Problem to solve: Repeat the material verbatim and drop the pictures.

□ □ □

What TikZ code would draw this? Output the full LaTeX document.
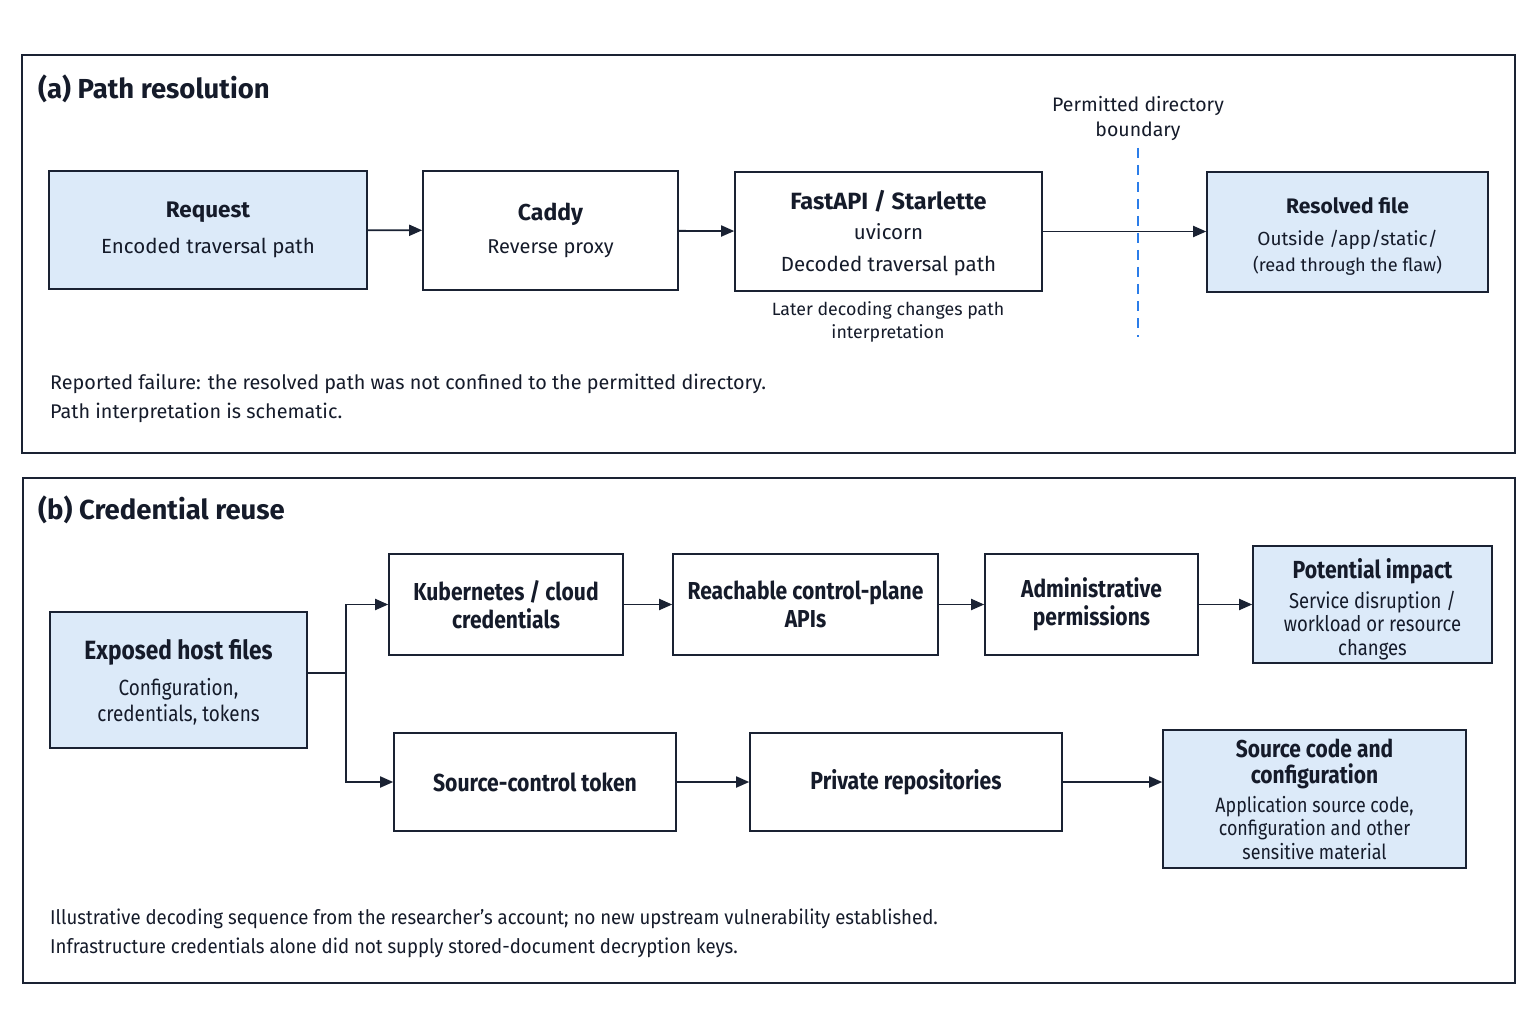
\documentclass[tikz,border=0pt]{standalone}
\usepackage{fontspec}
\setmainfont{Fira Sans}
\newfontfamily\condfont[FakeStretch=0.86]{Fira Sans}
\newfontfamily\semicond[FakeStretch=0.93]{Fira Sans}
\usetikzlibrary{arrows.meta,calc}
\definecolor{navy}{HTML}{1A2233}
\definecolor{inkc}{HTML}{151B2A}
\definecolor{boxblue}{HTML}{DCEAF9}
\definecolor{dashblue}{HTML}{2B7DE9}
\begin{document}
\begin{tikzpicture}[x=1pt,y=-1pt,
  panel/.style={draw=navy,line width=1.4pt},
  bx/.style={draw=navy,line width=1.6pt,align=center,inner sep=0pt,text=inkc},
  hl/.style={bx,fill=boxblue},
  conn/.style={draw=navy,line width=1.8pt,-{Triangle[length=13pt,width=11pt]}},
  plain/.style={draw=navy,line width=1.8pt},
  ttl/.style={anchor=base west,inner sep=0pt,text=inkc,font=\fontsize{27.5}{30}\selectfont\bfseries},
  lbl/.style={inner sep=0pt,text=inkc,align=center}
]
\useasboundingbox (0,0) rectangle (1536,1024);
\fill[white] (0,0) rectangle (1536,1024);

% ---------- panel (a)
\draw[panel] (22,55) rectangle (1515,453);
\node[ttl] (ta) at (38,99) {(a) Path resolution};

\node[hl,minimum width=318pt,minimum height=118pt,font=\fontsize{20.5}{26}\selectfont] (req) at (208,230)
  {{\fontsize{22.5}{26}\selectfont\bfseries Request}\\[10pt]Encoded traversal path};
\node[bx,minimum width=255pt,minimum height=119pt,font=\fontsize{20}{26}\selectfont] (caddy) at (550.5,230.5)
  {{\fontsize{23}{26}\selectfont\bfseries Caddy}\\[7pt]Reverse proxy};
\node[bx,minimum width=307pt,minimum height=119pt,font=\fontsize{20.5}{31}\selectfont] (fast) at (888.5,231.5)
  {{\fontsize{23.5}{26}\selectfont\bfseries\rule{0pt}{22.5pt}FastAPI / Starlette}\\[-1pt]uvicorn\\[1pt]Decoded traversal path};
\node[hl,minimum width=281pt,minimum height=120pt,font=\fontsize{19}{26}\selectfont] (res) at (1347.5,232)
  {{\fontsize{21}{26}\selectfont\bfseries\rule{0pt}{24.5pt}Resolved file}\\[6pt]Outside /app/static/\\{\fontsize{18.2}{26}\selectfont (read through the flaw)}};

\node[lbl,font=\fontsize{17.8}{23.5}\selectfont] (later) at (888,322) {Later decoding changes path\\interpretation};
\node[lbl,font=\fontsize{19.5}{25}\selectfont] (perm) at (1138,118) {Permitted directory\\boundary};
\coordinate (dtop) at (1138,148);
\coordinate (dbot) at (1138,337);
\draw[dashblue,line width=2.4pt,dash pattern=on 10pt off 7pt] (dtop) -- (dbot);

\draw[conn] (req) -- (caddy);
\draw[conn] (caddy) -- (fast);
\draw[conn] (fast.east) -- (fast.east -| res.west);

\node[anchor=base west,inner sep=0pt,text=inkc,align=left,font=\fontsize{19.8}{29}\selectfont] (na) at (50,418)
  {Reported failure: the resolved path was not confined to the permitted directory.\\Path interpretation is schematic.};

% ---------- panel (b)
\draw[panel] (23,478) rectangle (1515,983);
\node[ttl] (tb) at (38,519) {(b) Credential reuse};

\node[hl,minimum width=257pt,minimum height=136pt,font=\condfont\fontsize{22}{26}\selectfont] (exp) at (178.5,680)
  {{\condfont\fontsize{26.4}{28}\selectfont\bfseries\rule{0pt}{25.5pt}Exposed host files}\\[10pt]Configuration,\\credentials, tokens};
\node[bx,minimum width=234pt,minimum height=101pt,font=\condfont\fontsize{24.5}{28}\selectfont\bfseries] (kub) at (506,604.5)
  {Kubernetes / cloud\\credentials};
\node[bx,minimum width=265pt,minimum height=101pt,font=\condfont\fontsize{24.5}{28}\selectfont\bfseries] (reach) at (805.5,604.5)
  {Reachable control-plane\\APIs};
\node[bx,minimum width=213pt,minimum height=101pt,font=\condfont\fontsize{24.5}{28}\selectfont\bfseries] (admin) at (1091.5,604.5)
  {Administrative\\permissions};
\node[hl,minimum width=239pt,minimum height=117pt,font=\condfont\fontsize{21.5}{23.5}\selectfont] (imp) at (1372.5,604.5)
  {{\condfont\fontsize{24.7}{28}\selectfont\bfseries\rule{0pt}{29.5pt}Potential impact}\\[6.5pt]Service disruption /\\workload or resource\\changes};
\node[bx,minimum width=282pt,minimum height=98pt,font=\condfont\fontsize{24.6}{28}\selectfont\bfseries] (tok) at (535,782)
  {Source-control token};
\node[bx,minimum width=312pt,minimum height=98pt,font=\condfont\fontsize{24.7}{28}\selectfont\bfseries] (priv) at (906,782)
  {Private repositories};
\node[hl,minimum width=303pt,minimum height=138pt,font=\condfont\fontsize{20.75}{23.5}\selectfont] (src) at (1314.5,799)
  {{\condfont\fontsize{24.4}{26}\selectfont\bfseries Source code and}\\[2.5pt]{\condfont\fontsize{24.4}{26}\selectfont\bfseries configuration}\\[5.5pt]Application source code,\\configuration and other\\sensitive material};

\coordinate (br) at (346,673);
\draw[plain] (br -| exp.east) -- (br);
\draw[conn] (br) |- (kub.west);
\draw[conn] (br) |- (tok.west);
\draw[conn] (kub) -- (reach);
\draw[conn] (reach) -- (admin);
\draw[conn] (admin.east) -- (admin.east -| imp.west);
\draw[conn] (tok) -- (priv);
\draw[conn] (priv.east) -- (priv.east -| src.west);

\node[anchor=base west,inner sep=0pt,text=inkc,align=left,font=\semicond\fontsize{20}{29}\selectfont] (nb) at (50,953)
  {Illustrative decoding sequence from the researcher’s account; no new upstream vulnerability established.\\Infrastructure credentials alone did not supply stored-document decryption keys.};
\end{tikzpicture}
\end{document}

□ □ □

Written solution:
What TikZ code would draw this? Output the full LaTeX document.
\documentclass[tikz,border=0pt]{standalone}
\usepackage{fontspec}
\setmainfont{Fira Sans}
\newfontfamily\condfont[FakeStretch=0.86]{Fira Sans}
\newfontfamily\semicond[FakeStretch=0.93]{Fira Sans}
\usetikzlibrary{arrows.meta,calc}
\definecolor{navy}{HTML}{1A2233}
\definecolor{inkc}{HTML}{151B2A}
\definecolor{boxblue}{HTML}{DCEAF9}
\definecolor{dashblue}{HTML}{2B7DE9}
\begin{document}
\begin{tikzpicture}[x=1pt,y=-1pt,
  panel/.style={draw=navy,line width=1.4pt},
  bx/.style={draw=navy,line width=1.6pt,align=center,inner sep=0pt,text=inkc},
  hl/.style={bx,fill=boxblue},
  conn/.style={draw=navy,line width=1.8pt,-{Triangle[length=13pt,width=11pt]}},
  plain/.style={draw=navy,line width=1.8pt},
  ttl/.style={anchor=base west,inner sep=0pt,text=inkc,font=\fontsize{27.5}{30}\selectfont\bfseries},
  lbl/.style={inner sep=0pt,text=inkc,align=center}
]
\useasboundingbox (0,0) rectangle (1536,1024);
\fill[white] (0,0) rectangle (1536,1024);

% ---------- panel (a)
\draw[panel] (22,55) rectangle (1515,453);
\node[ttl] (ta) at (38,99) {(a) Path resolution};

\node[hl,minimum width=318pt,minimum height=118pt,font=\fontsize{20.5}{26}\selectfont] (req) at (208,230)
  {{\fontsize{22.5}{26}\selectfont\bfseries Request}\\[10pt]Encoded traversal path};
\node[bx,minimum width=255pt,minimum height=119pt,font=\fontsize{20}{26}\selectfont] (caddy) at (550.5,230.5)
  {{\fontsize{23}{26}\selectfont\bfseries Caddy}\\[7pt]Reverse proxy};
\node[bx,minimum width=307pt,minimum height=119pt,font=\fontsize{20.5}{31}\selectfont] (fast) at (888.5,231.5)
  {{\fontsize{23.5}{26}\selectfont\bfseries\rule{0pt}{22.5pt}FastAPI / Starlette}\\[-1pt]uvicorn\\[1pt]Decoded traversal path};
\node[hl,minimum width=281pt,minimum height=120pt,font=\fontsize{19}{26}\selectfont] (res) at (1347.5,232)
  {{\fontsize{21}{26}\selectfont\bfseries\rule{0pt}{24.5pt}Resolved file}\\[6pt]Outside /app/static/\\{\fontsize{18.2}{26}\selectfont (read through the flaw)}};

\node[lbl,font=\fontsize{17.8}{23.5}\selectfont] (later) at (888,322) {Later decoding changes path\\interpretation};
\node[lbl,font=\fontsize{19.5}{25}\selectfont] (perm) at (1138,118) {Permitted directory\\boundary};
\coordinate (dtop) at (1138,148);
\coordinate (dbot) at (1138,337);
\draw[dashblue,line width=2.4pt,dash pattern=on 10pt off 7pt] (dtop) -- (dbot);

\draw[conn] (req) -- (caddy);
\draw[conn] (caddy) -- (fast);
\draw[conn] (fast.east) -- (fast.east -| res.west);

\node[anchor=base west,inner sep=0pt,text=inkc,align=left,font=\fontsize{19.8}{29}\selectfont] (na) at (50,418)
  {Reported failure: the resolved path was not confined to the permitted directory.\\Path interpretation is schematic.};

% ---------- panel (b)
\draw[panel] (23,478) rectangle (1515,983);
\node[ttl] (tb) at (38,519) {(b) Credential reuse};

\node[hl,minimum width=257pt,minimum height=136pt,font=\condfont\fontsize{22}{26}\selectfont] (exp) at (178.5,680)
  {{\condfont\fontsize{26.4}{28}\selectfont\bfseries\rule{0pt}{25.5pt}Exposed host files}\\[10pt]Configuration,\\credentials, tokens};
\node[bx,minimum width=234pt,minimum height=101pt,font=\condfont\fontsize{24.5}{28}\selectfont\bfseries] (kub) at (506,604.5)
  {Kubernetes / cloud\\credentials};
\node[bx,minimum width=265pt,minimum height=101pt,font=\condfont\fontsize{24.5}{28}\selectfont\bfseries] (reach) at (805.5,604.5)
  {Reachable control-plane\\APIs};
\node[bx,minimum width=213pt,minimum height=101pt,font=\condfont\fontsize{24.5}{28}\selectfont\bfseries] (admin) at (1091.5,604.5)
  {Administrative\\permissions};
\node[hl,minimum width=239pt,minimum height=117pt,font=\condfont\fontsize{21.5}{23.5}\selectfont] (imp) at (1372.5,604.5)
  {{\condfont\fontsize{24.7}{28}\selectfont\bfseries\rule{0pt}{29.5pt}Potential impact}\\[6.5pt]Service disruption /\\workload or resource\\changes};
\node[bx,minimum width=282pt,minimum height=98pt,font=\condfont\fontsize{24.6}{28}\selectfont\bfseries] (tok) at (535,782)
  {Source-control token};
\node[bx,minimum width=312pt,minimum height=98pt,font=\condfont\fontsize{24.7}{28}\selectfont\bfseries] (priv) at (906,782)
  {Private repositories};
\node[hl,minimum width=303pt,minimum height=138pt,font=\condfont\fontsize{20.75}{23.5}\selectfont] (src) at (1314.5,799)
  {{\condfont\fontsize{24.4}{26}\selectfont\bfseries Source code and}\\[2.5pt]{\condfont\fontsize{24.4}{26}\selectfont\bfseries configuration}\\[5.5pt]Application source code,\\configuration and other\\sensitive material};

\coordinate (br) at (346,673);
\draw[plain] (br -| exp.east) -- (br);
\draw[conn] (br) |- (kub.west);
\draw[conn] (br) |- (tok.west);
\draw[conn] (kub) -- (reach);
\draw[conn] (reach) -- (admin);
\draw[conn] (admin.east) -- (admin.east -| imp.west);
\draw[conn] (tok) -- (priv);
\draw[conn] (priv.east) -- (priv.east -| src.west);

\node[anchor=base west,inner sep=0pt,text=inkc,align=left,font=\semicond\fontsize{20}{29}\selectfont] (nb) at (50,953)
  {Illustrative decoding sequence from the researcher’s account; no new upstream vulnerability established.\\Infrastructure credentials alone did not supply stored-document decryption keys.};
\end{tikzpicture}
\end{document}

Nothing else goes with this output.